Il est important qu'il sache qu'il est dans un délit mais il est important aussi de ne pas l'aider à se construire une identité de "délinquant", de "gros dur". Ce qu'il a fait mérite d'être sanctionné sans trop dramatiser. Ce sont des menaces, certes, mais d'adolescents de 15-16 ans, qui veulent aider leur copain.
Bêtement, sans aucun sens des responsabilités, c'est vrai, mais pas forcément parce qu'ils sont dangereux.

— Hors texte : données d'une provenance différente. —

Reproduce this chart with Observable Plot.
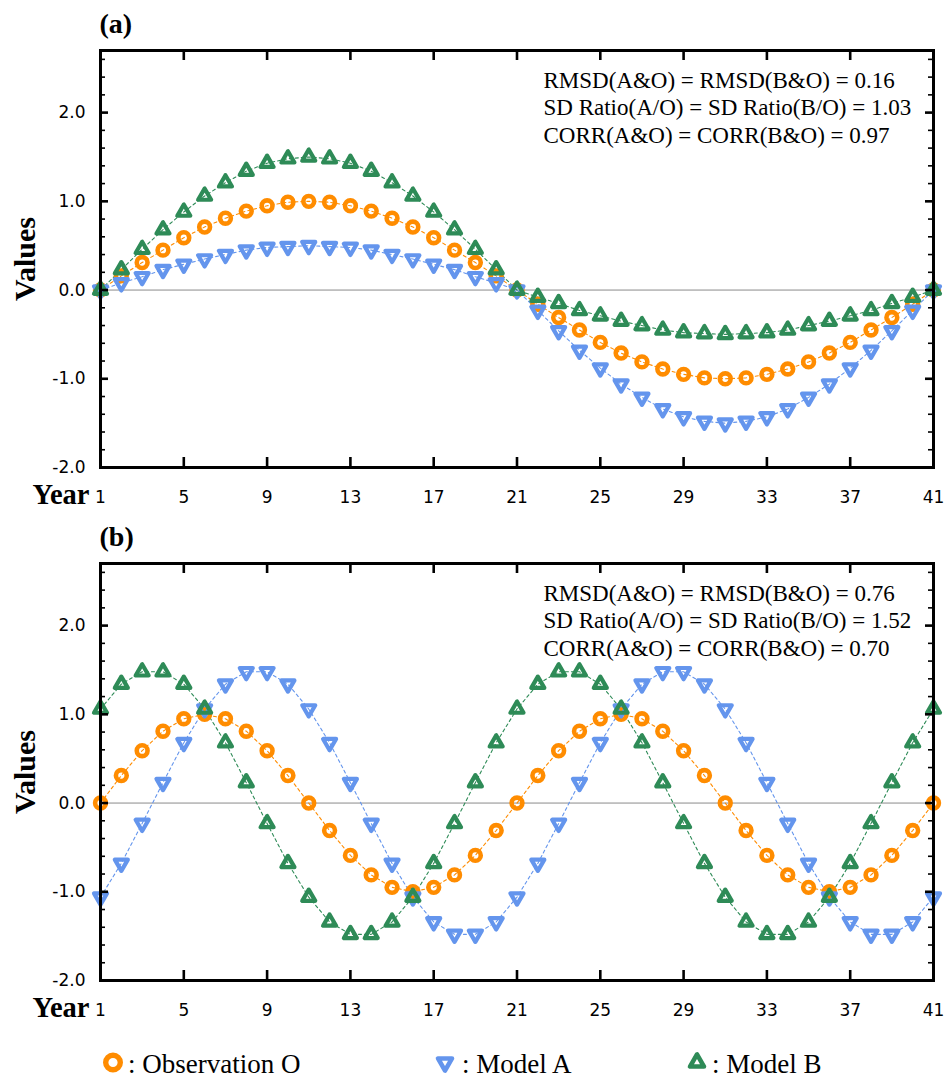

Il faut espérer qu'à l'intérieur du collège on ait pu parler de ça avec les personnes concernées, les copains, et les "relations", et bien préciser que la chance donnée par le conseil de discipline n'a rien à voir avec les pressions qui ont été faites.
Par ailleurs, j'adresse des pensées solidaires à la collègue dont il est question et je comprends aussi très bien qu'elle se soit sentie agressée.
Merci samantdi, je ferai passer !
Le problème est que sans plainte, donc sans enquête, le jeune auteur des menaces ne sera pas identifié donc pas convoqué. C'est ce qui m'avait fait conseiller la plainte. Mais même avec plainte, y aurait-il eu enquête ?... Pas sûr pour un fait de cette nature.